Э. Дега. Женщина с хризантемами. 1865. Метрополитен музей. Нью-Йорк
Ренуар говорил, что подлинное искусство не нуждается в объяснении и разъяснение картины лишено всяческого смысла. Но с этим нельзя согласиться. В каком смысле? Дело в том, что каждый из нас имеет право прожить какой-то фрагмент жизни, вызванный впечатлением, произведенным творением искусства, так как любое запечатленное состояние, явление есть некое схваченное мгновение. Но мгновение имеет предысторию и продолжение, иными словами, существует до и после. В данном случае Дега смог это запечатлеть. Такое удается не всякому, а только выдающимся художникам. В этом впечатляющем, необычном портрете Эдгар передал особое состояние. А кроме этого он считается блестящим колористом. И даже, можно считать в какой-то степени предтечей фовистов. Слово «фовизм» происходит от слова «fauves» – олицетворение зверя, по-французски – «дикие звери», и воссоздает ощущение какого-то бесконечного, откровенного, открытого, порой агрессивного многоцветия. Одним из величайших представителей и основоположников фовизма является Матисс с его впечатляющим буйством красок. Вообще, этой роскоши цвета начало положил один из родоначальников этого явления, помимо Гогена, который это делал в более открытой форме, еще и Дега. В упомянутой выше картине мы видим проявление свободы смешения оттенков и смелого использования колорита. Пульсирующий фон – стол и скатерть, – все играет бесконечными переливами цвета. Полотно в своей основе не просто очень декоративно, но, как уже упоминалось, внутренне, в неявной форме, еще и энергетически насыщено.

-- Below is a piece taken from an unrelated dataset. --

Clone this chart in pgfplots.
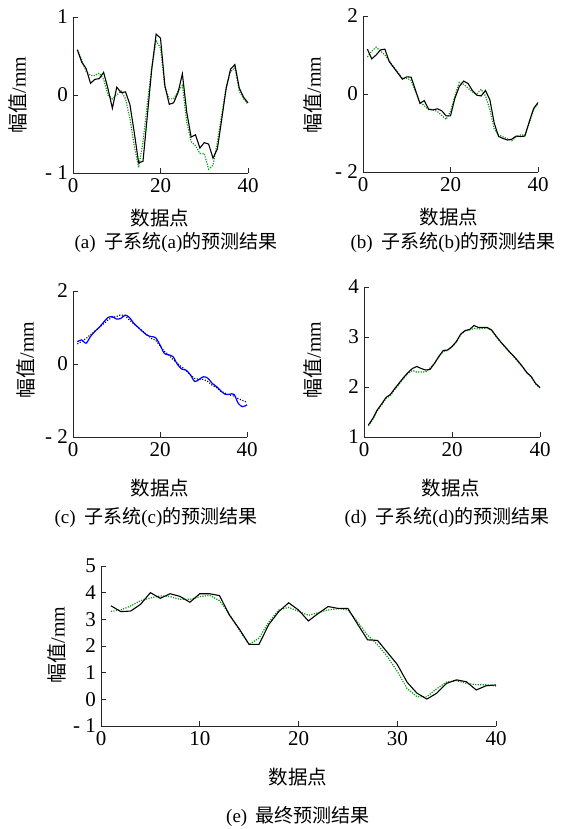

Есть мнение, что искусство Дега повлияло и на фотографию, и на кинематограф. Примеры того, как он кадрировал сюжеты, выхватывая из жизни отдельные оригинальные фрагменты, определенным образом влияли уже на последующее структурирование киношных кадров. Ведь известно, что перед съемками режиссер делает предварительную раскадровку, где он представляет себе последовательность изменений кадров. Так любил делать, к примеру, Эйзенштейн. До того, как стал режиссером, он был художником. В результате после него сохранилось много нарисованных им раскадровок. Вообще, интересно то обстоятельство, что, в сущности, живопись помогает тоньше, полнее понимать кино и театр. Когда мы знаем, что такое композиция, цвет в живописи, кинозарисовки, кинокадры нам представляются, уже в совершенно другом контексте. Отсюда становится понятным, что кино – продолжение живописи. Есть у Эйзенштейна очень интересный кадр в «Иване Грозном». Предварительно нарисовав, он затем его отснял: на совершенно белом фоне – крупный профиль Ивана Грозного с заостренной бородой и крючковатым носом, заполняющий почти половину кадра, и далее змеевидная очередь людей, идущих к нему. Этот гротескный, яркий, впечатляющий по выразительности и композиции кадр состоялся благодаря тому, что сначала был тщательно продуман и прорисован.